Thursday 11 August 2011

We're all going on a Summer Holiday!

As Cliff Richard once harmonised from the driver's seat of a double-decker bus, going on a summer holiday is brilliant. It's a time when we can all flock to the seaside and have a jolly spiffing time. Nothing wrong with that. People arrange appropriate time off from work and off they pop; unless you're a politician that is.

As David Cameron scuttled back from Tuscany, because there was the slight problem of riots across the country, I was amazed that politicians still have an eight week summer break. Why are they immune from the general four to five weeks that the majority of the population receive as holiday time (except teachers of course). Most people have to book their holiday time well in advance, to ensure that their job can be covered whilst they are away. And they would be extremely lucky to get all their allotted time in one block. Yet all the politicians that run the country are allowed to bugger off for eight weeks - at the same time!

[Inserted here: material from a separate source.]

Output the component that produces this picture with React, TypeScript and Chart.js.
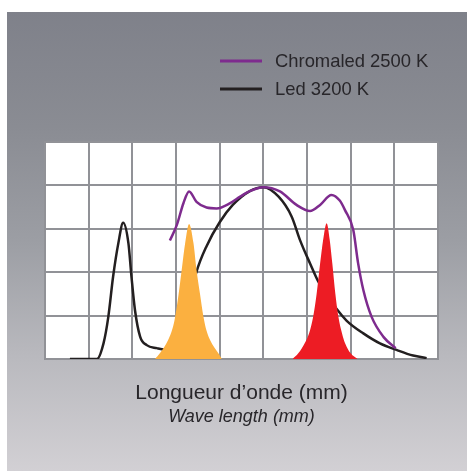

I'm not suggesting that politicians don't deserve time off, but as in any job you need to have adequate cover whilst you are away. So if the prime minister is away, surely his responsibilities fall to his second in command until he returns? Apparently not, as farcical side-kick Nick Clegg was on holiday as well and had to make a sheepish, but brisk return to Number 10, in the wake of potential meltdown on the streets of many major cities.

Surely these riots outline that the ludicrous summer break that politicians enjoy is a massively outdated tradition that needs reviewing. And as Cameron, Clegg and Boris Johnson bumbled their way to showing leadership, all I saw was three ex-public school boys, so disconnected from the people they are damning and supposedly representing, it was laughable. But that's another issue.